## begin
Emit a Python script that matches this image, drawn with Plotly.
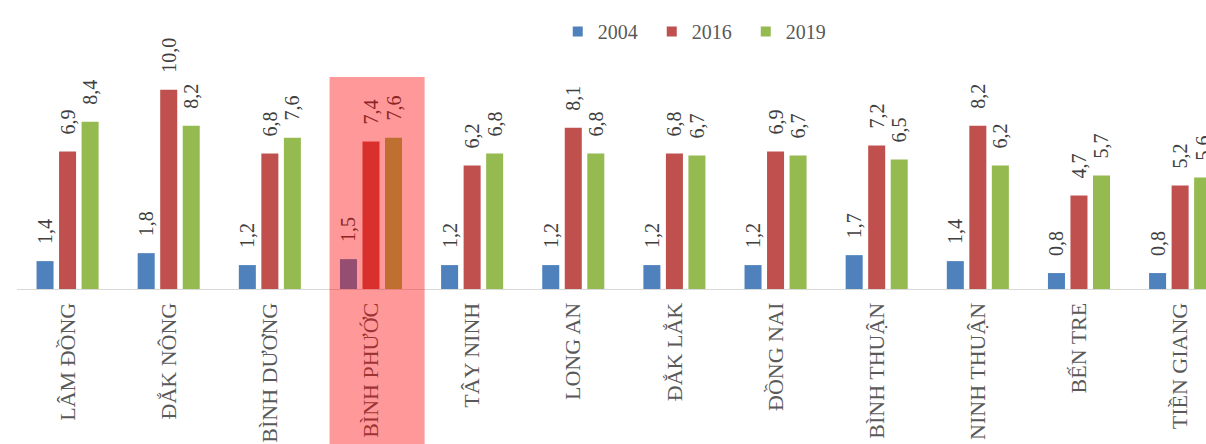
import plotly.graph_objects as go

# Provinces and values per survey year
provinces = ["LÂM ĐỒNG", "ĐẮK NÔNG", "BÌNH DƯƠNG", "BÌNH PHƯỚC", "TÂY NINH",
             "LONG AN", "ĐẮK LẮK", "ĐỒNG NAI", "BÌNH THUẬN", "NINH THUẬN",
             "BẾN TRE", "TIỀN GIANG"]
years = ["2004", "2016", "2019"]
values_2004 = [1.4, 1.8, 1.2, 1.5, 1.2, 1.2, 1.2, 1.2, 1.7, 1.4, 0.8, 0.8]
values_2016 = [6.9, 10.0, 6.8, 7.4, 6.2, 8.1, 6.8, 6.9, 7.2, 8.2, 4.7, 5.2]
values_2019 = [8.4, 8.2, 7.6, 7.6, 6.8, 6.8, 6.7, 6.7, 6.5, 6.2, 5.7, 5.6]
highlight = "BÌNH PHƯỚC"

colors = ["#4F81BD", "#C0504D", "#94BA50"]
SERIF = "Liberation Serif, Times New Roman, serif"

fig = go.Figure()
for name, vals, col in zip(years, [values_2004, values_2016, values_2019], colors):
    fig.add_trace(go.Bar(
        x=provinces, y=vals, name=name, marker_color=col, marker_line_width=0,
        texttemplate="\u00a0\u00a0\u2009%{y:.1f}", textposition="outside", textangle=-90,
        constraintext="none", cliponaxis=False,
        textfont=dict(family=SERIF, size=20, color="#404040"),
        showlegend=False,
    ))
    # small square legend swatch
    fig.add_trace(go.Scatter(
        x=[None], y=[None], mode="markers", name=name,
        marker=dict(symbol="square", size=10, color=col),
    ))

idx = provinces.index(highlight)
fig.add_shape(type="rect", xref="x", yref="paper",
              x0=idx - 0.41, x1=idx + 0.53, y0=-0.7, y1=0.887,
              fillcolor="rgba(255,0,0,0.4)", line_width=0, layer="above")

fig.update_layout(
    width=1206, height=444,
    margin=dict(l=17, r=0, t=50, b=155),
    paper_bgcolor="white", plot_bgcolor="white",
    barmode="group", bargap=0.332, bargroupgap=0.244,
    separators=",.",
    font=dict(family=SERIF, color="#595959"),
    legend=dict(orientation="h", x=0.4548, xanchor="left", y=1.159, yanchor="top",
                font=dict(family=SERIF, size=20, color="#595959"),
                itemwidth=30, entrywidth=49, bgcolor="rgba(0,0,0,0)"),
)
fig.update_xaxes(range=[-0.5, 11.256], tickangle=-90, showline=True,
                 linecolor="#D9D9D9", linewidth=1, ticks="", automargin=False,
                 ticklabelstandoff=4,
                 tickfont=dict(family=SERIF, size=22, color="#595959"),
                 showgrid=False, fixedrange=True)
fig.update_yaxes(range=[0, 12], visible=False, showgrid=False, zeroline=False)

fig.write_html("out.html")
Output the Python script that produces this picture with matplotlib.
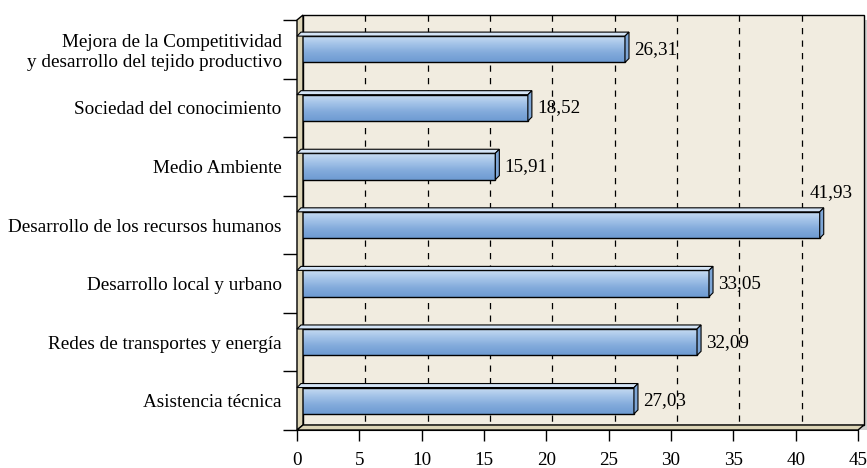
## end
Return each line of the listing that holds the string "this".

Written reply:
Emit a Python script that matches this image, drawn with Plotly.
Output the Python script that produces this picture with matplotlib.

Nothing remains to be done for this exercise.